An easement is a legal right to use another homeowner’s land for a specific limited purpose. In other words, when a homeowner grants an easement to Greenlight, the homeowner is providing Greenlight the legal right to use the property. The legal title to the land itself does not change. Ownership of the property remains solely with the home owner.
To be able to connect neighborhoods to our fiber-optic network, Greenlight Networks needs to run our fiber under portions of properties in the neighborhood in order to access the utility poles on a home owner(s) property. The need for easements is based on the configuration of utility pole lines.
Easements required/needed depends district specific. This is determined by the Pre-Construction Team and Engineering.

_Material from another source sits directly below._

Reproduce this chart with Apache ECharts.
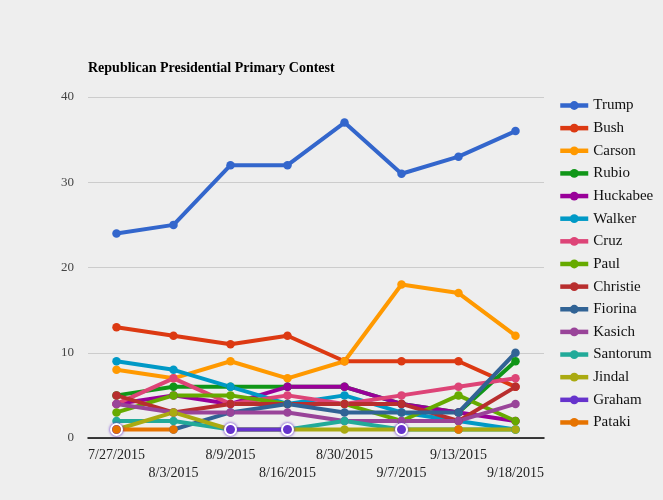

Information about specific households that we need an easement is to NEVER be provided to any customer. A home owner will be contacted directly from our Pre-Construction Team.
Providing us with an easement is done through the Pre-Construction Team on an individual basis. If a customer would like to express their willingness to give us an easement, in the event one is needed, you can reach us at email@example.com.
Greenlight will need to bury conduit on the property. The conduit is buried at a depth ranging from 12″ to 36″ depending on the nature of the property and installation method. To minimize disruption to the property this is typically accomplished by digging pits (approx. 2 square feet) and forcing the conduit underground along the path. The pits are back filled, graded and reseeded to return property to its original state. Simplified, we drill the path underground rather than dig (trench) the path in order to minimize disruption to the property.
- Greenlight Networks is considered a utility, therefore we are granted access to work on or around utility poles that are located on private property through the original easement granted to the pole owners (RGE & FTR in Rochester, FMC & FTR in Fairport/Perinton).
- It is a common misconception that homeowners own property all the way up to the street. Unless they live on a private drive, there is a portion of the land (usually 10-15ft from the street) that is owned by their municipality. This is called the public Right of Way and we require permission from the municipality rather than private landowners to dig in this area.
- It is also possible that we may have been granted an easement by a previous homeowner, because our easements run with the property in perpetuity.